Forgetting to solve for y in standard form
In standard form, the slope is not A or B by itself. You must rearrange correctly. For example, for 3x + 2y = 8, solve for y to get y = -1.5x + 4. That means the slope is -1.5, not 3 or 2.
Ignoring undefined slope cases
If the equation simplifies to x = k, the graph is a vertical line. Vertical lines do not have a defined slope because the run is zero. A good graphing calculator should handle this case explicitly.
Authoritative learning resources
If you want to go deeper into linear equations, graphing, and mathematical interpretation, these resources are excellent starting points:
- MIT OpenCourseWare for university-level open math materials and structured learning.
- University of Utah Department of Mathematics for academic math resources and instructional references.
- NCES Nation’s Report Card Mathematics for national mathematics performance data and context.

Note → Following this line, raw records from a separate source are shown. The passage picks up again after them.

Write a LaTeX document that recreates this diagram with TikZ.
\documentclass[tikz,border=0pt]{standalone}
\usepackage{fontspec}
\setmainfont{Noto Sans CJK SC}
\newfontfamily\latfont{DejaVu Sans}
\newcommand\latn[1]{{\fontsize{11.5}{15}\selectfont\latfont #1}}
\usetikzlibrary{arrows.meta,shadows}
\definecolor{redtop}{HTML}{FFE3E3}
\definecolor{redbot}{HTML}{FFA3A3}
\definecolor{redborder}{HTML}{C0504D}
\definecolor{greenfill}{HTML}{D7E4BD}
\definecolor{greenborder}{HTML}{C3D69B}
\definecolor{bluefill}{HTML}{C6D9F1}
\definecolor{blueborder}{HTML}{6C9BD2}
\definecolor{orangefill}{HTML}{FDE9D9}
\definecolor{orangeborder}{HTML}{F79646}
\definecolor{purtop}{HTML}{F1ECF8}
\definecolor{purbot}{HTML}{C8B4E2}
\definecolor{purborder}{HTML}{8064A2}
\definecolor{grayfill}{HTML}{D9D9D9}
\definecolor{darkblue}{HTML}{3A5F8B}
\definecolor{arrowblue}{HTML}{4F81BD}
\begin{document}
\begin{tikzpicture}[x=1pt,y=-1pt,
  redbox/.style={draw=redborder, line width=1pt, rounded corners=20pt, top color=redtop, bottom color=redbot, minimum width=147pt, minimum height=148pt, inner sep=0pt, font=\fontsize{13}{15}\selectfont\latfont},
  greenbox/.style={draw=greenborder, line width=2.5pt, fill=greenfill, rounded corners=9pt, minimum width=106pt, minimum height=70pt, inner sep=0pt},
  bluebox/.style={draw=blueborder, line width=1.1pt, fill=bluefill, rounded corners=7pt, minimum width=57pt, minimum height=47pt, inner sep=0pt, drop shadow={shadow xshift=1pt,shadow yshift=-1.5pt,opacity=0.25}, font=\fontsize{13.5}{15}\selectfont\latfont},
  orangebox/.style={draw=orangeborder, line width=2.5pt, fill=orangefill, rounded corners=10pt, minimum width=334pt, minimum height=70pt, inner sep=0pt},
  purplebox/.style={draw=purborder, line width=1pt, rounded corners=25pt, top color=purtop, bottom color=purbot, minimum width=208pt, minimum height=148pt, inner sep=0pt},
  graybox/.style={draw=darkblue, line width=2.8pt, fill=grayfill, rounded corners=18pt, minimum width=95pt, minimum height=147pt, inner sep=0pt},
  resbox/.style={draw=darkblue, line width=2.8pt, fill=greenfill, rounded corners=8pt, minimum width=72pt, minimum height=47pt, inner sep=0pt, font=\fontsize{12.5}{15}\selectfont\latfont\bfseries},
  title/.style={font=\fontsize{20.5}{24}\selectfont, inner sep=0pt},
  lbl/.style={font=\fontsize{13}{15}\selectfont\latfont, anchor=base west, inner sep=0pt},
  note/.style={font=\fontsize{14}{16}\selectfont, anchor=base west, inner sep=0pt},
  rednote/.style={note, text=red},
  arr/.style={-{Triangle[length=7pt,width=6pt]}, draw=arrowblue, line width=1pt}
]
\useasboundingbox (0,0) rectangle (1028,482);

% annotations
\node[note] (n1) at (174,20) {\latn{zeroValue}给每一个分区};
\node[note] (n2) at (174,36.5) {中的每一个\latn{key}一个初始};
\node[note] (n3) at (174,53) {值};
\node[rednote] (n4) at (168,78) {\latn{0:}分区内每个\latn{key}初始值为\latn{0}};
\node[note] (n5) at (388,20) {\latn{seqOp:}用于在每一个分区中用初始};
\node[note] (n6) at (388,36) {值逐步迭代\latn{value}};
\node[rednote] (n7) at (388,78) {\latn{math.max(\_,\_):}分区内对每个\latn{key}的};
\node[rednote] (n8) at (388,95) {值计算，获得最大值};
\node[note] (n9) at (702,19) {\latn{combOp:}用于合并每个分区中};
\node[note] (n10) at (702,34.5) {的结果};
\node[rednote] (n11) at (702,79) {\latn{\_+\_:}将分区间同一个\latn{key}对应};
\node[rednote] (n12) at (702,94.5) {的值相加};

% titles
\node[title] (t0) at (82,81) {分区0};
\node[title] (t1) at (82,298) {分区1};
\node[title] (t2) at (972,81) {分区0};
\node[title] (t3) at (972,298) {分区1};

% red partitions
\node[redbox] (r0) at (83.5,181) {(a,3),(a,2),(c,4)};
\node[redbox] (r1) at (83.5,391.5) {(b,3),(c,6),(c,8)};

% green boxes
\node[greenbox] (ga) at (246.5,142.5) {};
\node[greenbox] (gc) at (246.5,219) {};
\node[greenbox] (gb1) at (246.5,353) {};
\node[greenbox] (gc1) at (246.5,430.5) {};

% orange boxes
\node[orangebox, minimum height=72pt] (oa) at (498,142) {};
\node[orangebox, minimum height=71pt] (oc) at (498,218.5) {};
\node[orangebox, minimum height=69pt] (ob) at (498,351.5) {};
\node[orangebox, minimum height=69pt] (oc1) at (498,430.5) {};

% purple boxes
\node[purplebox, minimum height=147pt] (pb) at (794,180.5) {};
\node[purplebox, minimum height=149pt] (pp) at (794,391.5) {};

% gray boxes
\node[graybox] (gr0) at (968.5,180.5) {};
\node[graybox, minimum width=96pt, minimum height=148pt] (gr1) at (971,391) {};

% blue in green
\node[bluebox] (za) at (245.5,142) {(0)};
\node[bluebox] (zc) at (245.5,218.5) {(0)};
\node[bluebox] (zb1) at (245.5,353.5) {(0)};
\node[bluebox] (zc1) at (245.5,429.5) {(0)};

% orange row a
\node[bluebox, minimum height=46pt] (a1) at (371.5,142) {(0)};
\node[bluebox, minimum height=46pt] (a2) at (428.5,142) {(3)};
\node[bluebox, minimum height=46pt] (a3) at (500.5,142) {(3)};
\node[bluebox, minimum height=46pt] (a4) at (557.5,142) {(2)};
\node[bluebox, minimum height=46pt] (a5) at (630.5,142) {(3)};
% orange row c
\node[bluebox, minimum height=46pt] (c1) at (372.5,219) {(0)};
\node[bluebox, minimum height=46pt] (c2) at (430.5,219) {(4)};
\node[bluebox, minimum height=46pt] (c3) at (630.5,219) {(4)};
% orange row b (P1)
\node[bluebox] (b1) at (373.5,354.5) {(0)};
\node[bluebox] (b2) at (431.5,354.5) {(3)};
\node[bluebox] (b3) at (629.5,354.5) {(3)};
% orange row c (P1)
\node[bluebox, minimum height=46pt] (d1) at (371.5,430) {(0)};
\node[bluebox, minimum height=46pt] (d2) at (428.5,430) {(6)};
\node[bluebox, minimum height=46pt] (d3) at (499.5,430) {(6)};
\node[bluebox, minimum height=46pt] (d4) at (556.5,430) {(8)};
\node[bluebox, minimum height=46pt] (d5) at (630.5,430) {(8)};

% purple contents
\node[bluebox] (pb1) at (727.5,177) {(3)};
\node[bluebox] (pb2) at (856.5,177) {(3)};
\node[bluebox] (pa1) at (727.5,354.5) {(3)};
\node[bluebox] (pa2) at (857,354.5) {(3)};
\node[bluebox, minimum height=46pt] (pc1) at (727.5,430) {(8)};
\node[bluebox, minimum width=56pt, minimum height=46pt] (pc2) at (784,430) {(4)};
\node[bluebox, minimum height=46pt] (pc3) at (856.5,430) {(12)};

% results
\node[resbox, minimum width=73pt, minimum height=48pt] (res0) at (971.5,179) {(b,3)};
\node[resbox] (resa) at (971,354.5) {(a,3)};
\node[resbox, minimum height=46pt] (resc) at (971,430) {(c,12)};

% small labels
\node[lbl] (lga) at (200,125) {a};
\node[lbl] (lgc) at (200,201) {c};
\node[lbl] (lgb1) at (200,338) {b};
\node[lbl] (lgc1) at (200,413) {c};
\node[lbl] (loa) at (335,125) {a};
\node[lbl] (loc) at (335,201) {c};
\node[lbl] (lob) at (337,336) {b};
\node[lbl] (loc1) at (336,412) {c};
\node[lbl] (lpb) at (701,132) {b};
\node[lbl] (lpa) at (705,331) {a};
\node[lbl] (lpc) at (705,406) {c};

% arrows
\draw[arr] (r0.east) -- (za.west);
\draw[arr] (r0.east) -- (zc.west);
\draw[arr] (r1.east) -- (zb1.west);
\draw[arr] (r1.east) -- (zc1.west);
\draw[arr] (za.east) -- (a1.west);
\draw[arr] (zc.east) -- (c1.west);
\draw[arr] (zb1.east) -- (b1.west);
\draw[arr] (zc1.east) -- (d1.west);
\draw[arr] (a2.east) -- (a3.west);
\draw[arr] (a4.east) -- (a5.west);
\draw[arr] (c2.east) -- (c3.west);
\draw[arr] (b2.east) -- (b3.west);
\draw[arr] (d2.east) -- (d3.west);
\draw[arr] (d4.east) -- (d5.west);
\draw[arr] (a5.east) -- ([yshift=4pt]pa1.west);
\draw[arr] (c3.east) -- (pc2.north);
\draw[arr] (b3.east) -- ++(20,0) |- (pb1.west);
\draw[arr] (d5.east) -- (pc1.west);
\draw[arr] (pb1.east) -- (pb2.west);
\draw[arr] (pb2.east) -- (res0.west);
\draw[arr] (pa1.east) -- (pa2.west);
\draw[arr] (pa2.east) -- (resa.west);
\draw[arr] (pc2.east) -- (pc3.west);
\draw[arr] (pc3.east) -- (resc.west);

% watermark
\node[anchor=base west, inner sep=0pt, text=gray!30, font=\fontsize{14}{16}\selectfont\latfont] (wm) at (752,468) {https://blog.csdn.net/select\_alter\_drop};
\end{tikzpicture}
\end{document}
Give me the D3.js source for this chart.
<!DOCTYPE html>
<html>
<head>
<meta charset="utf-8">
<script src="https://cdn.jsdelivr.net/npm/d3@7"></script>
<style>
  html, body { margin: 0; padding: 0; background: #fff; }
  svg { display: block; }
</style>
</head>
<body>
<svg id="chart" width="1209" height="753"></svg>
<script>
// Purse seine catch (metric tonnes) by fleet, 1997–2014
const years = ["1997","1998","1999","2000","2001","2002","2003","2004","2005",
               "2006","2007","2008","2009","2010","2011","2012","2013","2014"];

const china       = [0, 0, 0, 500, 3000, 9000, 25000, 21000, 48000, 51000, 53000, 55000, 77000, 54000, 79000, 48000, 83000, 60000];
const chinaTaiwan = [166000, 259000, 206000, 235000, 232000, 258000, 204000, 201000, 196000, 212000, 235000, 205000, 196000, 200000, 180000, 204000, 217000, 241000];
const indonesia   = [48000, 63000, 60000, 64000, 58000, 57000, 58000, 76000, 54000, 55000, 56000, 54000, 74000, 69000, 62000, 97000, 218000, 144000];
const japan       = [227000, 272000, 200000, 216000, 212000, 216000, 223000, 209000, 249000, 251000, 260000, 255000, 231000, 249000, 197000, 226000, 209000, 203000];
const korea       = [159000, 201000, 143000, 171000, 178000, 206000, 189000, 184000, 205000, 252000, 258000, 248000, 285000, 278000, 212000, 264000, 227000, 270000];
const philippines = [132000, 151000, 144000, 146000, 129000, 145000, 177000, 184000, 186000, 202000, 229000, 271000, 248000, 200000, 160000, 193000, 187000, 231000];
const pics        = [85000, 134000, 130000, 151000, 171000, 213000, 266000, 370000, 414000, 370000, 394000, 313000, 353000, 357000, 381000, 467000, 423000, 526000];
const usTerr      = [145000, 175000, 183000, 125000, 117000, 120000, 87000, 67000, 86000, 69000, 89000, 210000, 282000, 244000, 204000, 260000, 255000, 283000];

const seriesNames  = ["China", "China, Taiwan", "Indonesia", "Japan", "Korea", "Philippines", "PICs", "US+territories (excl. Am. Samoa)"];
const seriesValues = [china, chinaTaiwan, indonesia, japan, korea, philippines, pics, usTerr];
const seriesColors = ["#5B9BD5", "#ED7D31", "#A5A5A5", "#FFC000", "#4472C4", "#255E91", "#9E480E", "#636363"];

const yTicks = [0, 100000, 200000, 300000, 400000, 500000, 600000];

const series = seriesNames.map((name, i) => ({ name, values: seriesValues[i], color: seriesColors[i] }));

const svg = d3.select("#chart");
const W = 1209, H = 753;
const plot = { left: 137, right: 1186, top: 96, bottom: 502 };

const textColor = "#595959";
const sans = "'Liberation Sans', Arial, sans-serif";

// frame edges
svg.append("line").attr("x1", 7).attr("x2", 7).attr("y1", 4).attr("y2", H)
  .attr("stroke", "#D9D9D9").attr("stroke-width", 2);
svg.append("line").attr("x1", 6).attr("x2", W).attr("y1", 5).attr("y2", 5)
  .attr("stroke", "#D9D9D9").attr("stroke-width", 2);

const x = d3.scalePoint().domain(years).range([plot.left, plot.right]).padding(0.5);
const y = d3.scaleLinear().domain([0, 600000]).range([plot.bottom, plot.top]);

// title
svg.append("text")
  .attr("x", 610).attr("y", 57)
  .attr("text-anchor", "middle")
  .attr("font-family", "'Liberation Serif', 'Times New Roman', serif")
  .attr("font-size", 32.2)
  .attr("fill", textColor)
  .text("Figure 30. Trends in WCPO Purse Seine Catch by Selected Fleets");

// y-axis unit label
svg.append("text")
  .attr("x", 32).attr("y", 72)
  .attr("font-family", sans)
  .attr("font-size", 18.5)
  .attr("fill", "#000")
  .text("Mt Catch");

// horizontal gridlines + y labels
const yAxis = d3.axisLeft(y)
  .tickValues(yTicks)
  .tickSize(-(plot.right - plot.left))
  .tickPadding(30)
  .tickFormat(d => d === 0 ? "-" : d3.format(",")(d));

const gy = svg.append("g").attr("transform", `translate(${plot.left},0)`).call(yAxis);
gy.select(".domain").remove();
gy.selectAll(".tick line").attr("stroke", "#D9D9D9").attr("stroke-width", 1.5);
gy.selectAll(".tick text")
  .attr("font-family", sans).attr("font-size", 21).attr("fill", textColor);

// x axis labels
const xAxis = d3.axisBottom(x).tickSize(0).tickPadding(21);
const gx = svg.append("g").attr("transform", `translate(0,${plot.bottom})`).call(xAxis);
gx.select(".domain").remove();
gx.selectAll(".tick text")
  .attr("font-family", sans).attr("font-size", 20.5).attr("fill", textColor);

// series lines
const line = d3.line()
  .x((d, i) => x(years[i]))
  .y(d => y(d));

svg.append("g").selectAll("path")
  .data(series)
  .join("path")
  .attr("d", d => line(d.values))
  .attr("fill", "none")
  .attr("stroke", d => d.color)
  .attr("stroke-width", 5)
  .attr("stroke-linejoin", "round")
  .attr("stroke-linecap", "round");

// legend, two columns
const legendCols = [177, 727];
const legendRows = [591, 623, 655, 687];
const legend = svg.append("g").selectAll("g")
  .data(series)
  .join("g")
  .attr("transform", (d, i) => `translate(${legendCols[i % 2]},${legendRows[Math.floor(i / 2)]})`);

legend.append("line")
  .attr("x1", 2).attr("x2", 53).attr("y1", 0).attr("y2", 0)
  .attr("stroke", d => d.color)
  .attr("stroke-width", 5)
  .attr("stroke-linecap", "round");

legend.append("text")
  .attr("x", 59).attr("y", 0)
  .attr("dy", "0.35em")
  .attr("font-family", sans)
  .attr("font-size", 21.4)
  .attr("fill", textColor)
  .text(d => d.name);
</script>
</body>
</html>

When to use a calculator instead of graphing by hand
You should still know how to graph a line manually, especially in educational settings. Hand graphing builds intuition. However, calculators are ideal when:
- You want to check homework quickly
- You need clean visual output for tutoring or presentations
- You are comparing multiple equations and need consistency
- You want immediate feedback after changing coefficients
- You need to confirm intercepts and slope without arithmetic slips
The best learning approach combines both methods. Solve and reason manually first, then use a graphing two variable equations calculator to confirm and deepen your understanding.
Final takeaway
A graphing two variable equations calculator is more than a convenience tool. It is a bridge between symbolic algebra and visual understanding. By entering coefficients and instantly seeing the resulting line, you learn how slope changes direction, how intercepts position the graph, and how equations describe real relationships. Whether you are a student, teacher, parent, tutor, or professional using basic linear models, a reliable graphing tool can save time and improve accuracy while making the mathematics more intuitive.